# [What is expected]
Exactly as written, retype the listing below, omitting the pictures.

*** Record extracts ***

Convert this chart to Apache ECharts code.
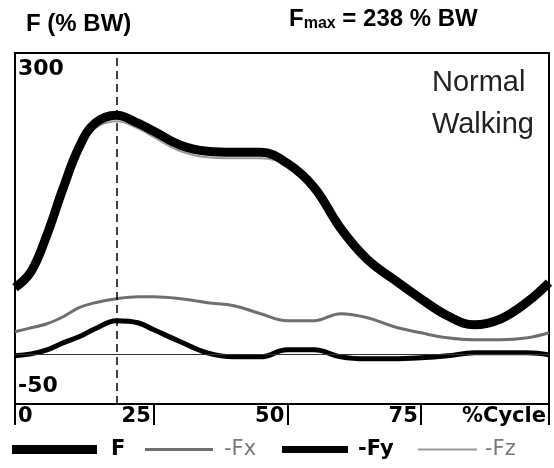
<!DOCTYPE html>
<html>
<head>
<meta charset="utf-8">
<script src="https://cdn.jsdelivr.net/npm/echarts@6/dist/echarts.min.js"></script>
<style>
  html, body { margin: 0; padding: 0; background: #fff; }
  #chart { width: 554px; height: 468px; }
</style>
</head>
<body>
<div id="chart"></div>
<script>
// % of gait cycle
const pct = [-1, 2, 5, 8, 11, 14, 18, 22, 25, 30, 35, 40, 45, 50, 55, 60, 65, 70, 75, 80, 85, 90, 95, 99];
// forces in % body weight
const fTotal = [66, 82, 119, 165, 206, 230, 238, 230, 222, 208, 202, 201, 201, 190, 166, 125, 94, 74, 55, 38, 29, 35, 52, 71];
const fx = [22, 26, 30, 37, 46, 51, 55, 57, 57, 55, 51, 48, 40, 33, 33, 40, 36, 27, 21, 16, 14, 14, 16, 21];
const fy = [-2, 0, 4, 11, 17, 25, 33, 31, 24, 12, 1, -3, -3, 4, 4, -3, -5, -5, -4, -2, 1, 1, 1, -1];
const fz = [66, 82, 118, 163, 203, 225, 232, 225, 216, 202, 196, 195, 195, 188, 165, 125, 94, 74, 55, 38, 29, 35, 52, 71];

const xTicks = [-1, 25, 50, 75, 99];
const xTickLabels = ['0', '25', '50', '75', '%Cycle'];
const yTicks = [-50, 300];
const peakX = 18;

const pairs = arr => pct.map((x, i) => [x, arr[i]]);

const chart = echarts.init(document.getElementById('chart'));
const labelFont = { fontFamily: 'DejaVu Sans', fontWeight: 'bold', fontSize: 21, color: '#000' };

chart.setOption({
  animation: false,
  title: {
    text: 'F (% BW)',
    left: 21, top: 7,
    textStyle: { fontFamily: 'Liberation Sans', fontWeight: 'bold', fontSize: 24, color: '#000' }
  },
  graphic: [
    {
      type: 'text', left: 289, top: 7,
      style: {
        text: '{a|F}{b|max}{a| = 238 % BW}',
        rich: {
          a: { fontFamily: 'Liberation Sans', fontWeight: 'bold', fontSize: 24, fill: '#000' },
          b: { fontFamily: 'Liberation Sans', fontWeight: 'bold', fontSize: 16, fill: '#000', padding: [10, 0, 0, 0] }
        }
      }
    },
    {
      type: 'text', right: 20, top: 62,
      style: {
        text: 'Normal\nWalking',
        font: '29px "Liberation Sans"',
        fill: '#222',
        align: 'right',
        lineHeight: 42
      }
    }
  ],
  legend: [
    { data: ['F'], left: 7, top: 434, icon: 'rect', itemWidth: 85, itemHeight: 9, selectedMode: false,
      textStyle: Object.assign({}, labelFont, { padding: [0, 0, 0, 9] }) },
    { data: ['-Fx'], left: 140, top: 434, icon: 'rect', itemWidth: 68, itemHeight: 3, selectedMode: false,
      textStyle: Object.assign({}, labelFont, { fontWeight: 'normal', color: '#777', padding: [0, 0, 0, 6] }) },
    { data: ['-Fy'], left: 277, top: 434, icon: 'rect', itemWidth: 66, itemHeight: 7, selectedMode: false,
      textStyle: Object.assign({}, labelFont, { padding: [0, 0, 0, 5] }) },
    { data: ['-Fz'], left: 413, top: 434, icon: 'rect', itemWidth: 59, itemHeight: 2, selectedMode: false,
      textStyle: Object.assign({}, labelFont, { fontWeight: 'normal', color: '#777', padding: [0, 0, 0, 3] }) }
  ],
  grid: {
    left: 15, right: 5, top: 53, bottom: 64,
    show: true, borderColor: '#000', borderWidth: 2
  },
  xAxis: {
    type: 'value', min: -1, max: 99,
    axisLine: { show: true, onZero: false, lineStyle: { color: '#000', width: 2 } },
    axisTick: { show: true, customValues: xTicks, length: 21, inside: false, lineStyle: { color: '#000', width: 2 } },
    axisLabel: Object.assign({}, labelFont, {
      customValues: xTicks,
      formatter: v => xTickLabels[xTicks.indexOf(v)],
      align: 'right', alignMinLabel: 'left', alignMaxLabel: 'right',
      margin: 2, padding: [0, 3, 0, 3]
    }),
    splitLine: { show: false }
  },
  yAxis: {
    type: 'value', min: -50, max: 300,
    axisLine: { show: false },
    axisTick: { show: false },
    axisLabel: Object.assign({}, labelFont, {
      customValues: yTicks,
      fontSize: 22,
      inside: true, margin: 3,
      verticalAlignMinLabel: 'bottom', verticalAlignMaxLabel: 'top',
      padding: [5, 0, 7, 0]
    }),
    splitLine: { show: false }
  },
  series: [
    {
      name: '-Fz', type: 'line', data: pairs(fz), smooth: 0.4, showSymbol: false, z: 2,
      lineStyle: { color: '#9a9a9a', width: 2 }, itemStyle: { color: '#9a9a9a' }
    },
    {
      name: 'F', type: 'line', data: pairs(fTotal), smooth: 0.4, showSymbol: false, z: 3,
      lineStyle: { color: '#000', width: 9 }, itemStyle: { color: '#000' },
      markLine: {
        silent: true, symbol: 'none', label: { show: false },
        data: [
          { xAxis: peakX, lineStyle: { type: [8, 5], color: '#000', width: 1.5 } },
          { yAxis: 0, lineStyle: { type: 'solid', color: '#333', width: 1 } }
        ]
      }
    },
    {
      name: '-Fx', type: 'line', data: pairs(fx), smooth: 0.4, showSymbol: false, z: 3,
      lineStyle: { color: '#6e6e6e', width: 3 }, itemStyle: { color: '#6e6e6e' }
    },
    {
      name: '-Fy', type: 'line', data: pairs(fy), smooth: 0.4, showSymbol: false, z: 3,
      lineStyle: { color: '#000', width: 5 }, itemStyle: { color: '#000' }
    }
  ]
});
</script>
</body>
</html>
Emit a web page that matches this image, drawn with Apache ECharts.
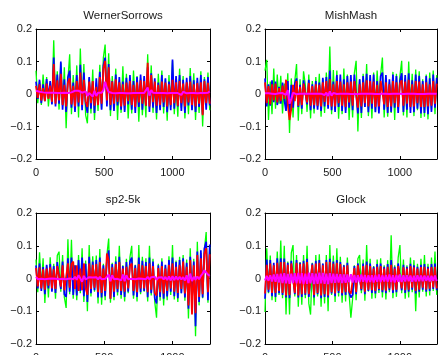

***

# [Exercise result]
Convert this chart to Apache ECharts code.
<!DOCTYPE html>
<html>
<head>
<meta charset="utf-8">
<script src="https://cdn.jsdelivr.net/npm/echarts@6/dist/echarts.min.js"></script>
<style>
  html, body { margin: 0; padding: 0; background: #fff; }
  #chart { width: 554px; height: 468px; }
</style>
</head>
<body>
<div id="chart"></div>
<script>
// % of gait cycle
const pct = [-1, 2, 5, 8, 11, 14, 18, 22, 25, 30, 35, 40, 45, 50, 55, 60, 65, 70, 75, 80, 85, 90, 95, 99];
// forces in % body weight
const fTotal = [66, 82, 119, 165, 206, 230, 238, 230, 222, 208, 202, 201, 201, 190, 166, 125, 94, 74, 55, 38, 29, 35, 52, 71];
const fx = [22, 26, 30, 37, 46, 51, 55, 57, 57, 55, 51, 48, 40, 33, 33, 40, 36, 27, 21, 16, 14, 14, 16, 21];
const fy = [-2, 0, 4, 11, 17, 25, 33, 31, 24, 12, 1, -3, -3, 4, 4, -3, -5, -5, -4, -2, 1, 1, 1, -1];
const fz = [66, 82, 118, 163, 203, 225, 232, 225, 216, 202, 196, 195, 195, 188, 165, 125, 94, 74, 55, 38, 29, 35, 52, 71];

const xTicks = [-1, 25, 50, 75, 99];
const xTickLabels = ['0', '25', '50', '75', '%Cycle'];
const yTicks = [-50, 300];
const peakX = 18;

const pairs = arr => pct.map((x, i) => [x, arr[i]]);

const chart = echarts.init(document.getElementById('chart'));
const labelFont = { fontFamily: 'DejaVu Sans', fontWeight: 'bold', fontSize: 21, color: '#000' };

chart.setOption({
  animation: false,
  title: {
    text: 'F (% BW)',
    left: 21, top: 7,
    textStyle: { fontFamily: 'Liberation Sans', fontWeight: 'bold', fontSize: 24, color: '#000' }
  },
  graphic: [
    {
      type: 'text', left: 289, top: 7,
      style: {
        text: '{a|F}{b|max}{a| = 238 % BW}',
        rich: {
          a: { fontFamily: 'Liberation Sans', fontWeight: 'bold', fontSize: 24, fill: '#000' },
          b: { fontFamily: 'Liberation Sans', fontWeight: 'bold', fontSize: 16, fill: '#000', padding: [10, 0, 0, 0] }
        }
      }
    },
    {
      type: 'text', right: 20, top: 62,
      style: {
        text: 'Normal\nWalking',
        font: '29px "Liberation Sans"',
        fill: '#222',
        align: 'right',
        lineHeight: 42
      }
    }
  ],
  legend: [
    { data: ['F'], left: 7, top: 434, icon: 'rect', itemWidth: 85, itemHeight: 9, selectedMode: false,
      textStyle: Object.assign({}, labelFont, { padding: [0, 0, 0, 9] }) },
    { data: ['-Fx'], left: 140, top: 434, icon: 'rect', itemWidth: 68, itemHeight: 3, selectedMode: false,
      textStyle: Object.assign({}, labelFont, { fontWeight: 'normal', color: '#777', padding: [0, 0, 0, 6] }) },
    { data: ['-Fy'], left: 277, top: 434, icon: 'rect', itemWidth: 66, itemHeight: 7, selectedMode: false,
      textStyle: Object.assign({}, labelFont, { padding: [0, 0, 0, 5] }) },
    { data: ['-Fz'], left: 413, top: 434, icon: 'rect', itemWidth: 59, itemHeight: 2, selectedMode: false,
      textStyle: Object.assign({}, labelFont, { fontWeight: 'normal', color: '#777', padding: [0, 0, 0, 3] }) }
  ],
  grid: {
    left: 15, right: 5, top: 53, bottom: 64,
    show: true, borderColor: '#000', borderWidth: 2
  },
  xAxis: {
    type: 'value', min: -1, max: 99,
    axisLine: { show: true, onZero: false, lineStyle: { color: '#000', width: 2 } },
    axisTick: { show: true, customValues: xTicks, length: 21, inside: false, lineStyle: { color: '#000', width: 2 } },
    axisLabel: Object.assign({}, labelFont, {
      customValues: xTicks,
      formatter: v => xTickLabels[xTicks.indexOf(v)],
      align: 'right', alignMinLabel: 'left', alignMaxLabel: 'right',
      margin: 2, padding: [0, 3, 0, 3]
    }),
    splitLine: { show: false }
  },
  yAxis: {
    type: 'value', min: -50, max: 300,
    axisLine: { show: false },
    axisTick: { show: false },
    axisLabel: Object.assign({}, labelFont, {
      customValues: yTicks,
      fontSize: 22,
      inside: true, margin: 3,
      verticalAlignMinLabel: 'bottom', verticalAlignMaxLabel: 'top',
      padding: [5, 0, 7, 0]
    }),
    splitLine: { show: false }
  },
  series: [
    {
      name: '-Fz', type: 'line', data: pairs(fz), smooth: 0.4, showSymbol: false, z: 2,
      lineStyle: { color: '#9a9a9a', width: 2 }, itemStyle: { color: '#9a9a9a' }
    },
    {
      name: 'F', type: 'line', data: pairs(fTotal), smooth: 0.4, showSymbol: false, z: 3,
      lineStyle: { color: '#000', width: 9 }, itemStyle: { color: '#000' },
      markLine: {
        silent: true, symbol: 'none', label: { show: false },
        data: [
          { xAxis: peakX, lineStyle: { type: [8, 5], color: '#000', width: 1.5 } },
          { yAxis: 0, lineStyle: { type: 'solid', color: '#333', width: 1 } }
        ]
      }
    },
    {
      name: '-Fx', type: 'line', data: pairs(fx), smooth: 0.4, showSymbol: false, z: 3,
      lineStyle: { color: '#6e6e6e', width: 3 }, itemStyle: { color: '#6e6e6e' }
    },
    {
      name: '-Fy', type: 'line', data: pairs(fy), smooth: 0.4, showSymbol: false, z: 3,
      lineStyle: { color: '#000', width: 5 }, itemStyle: { color: '#000' }
    }
  ]
});
</script>
</body>
</html>
Emit a web page that matches this image, drawn with Apache ECharts.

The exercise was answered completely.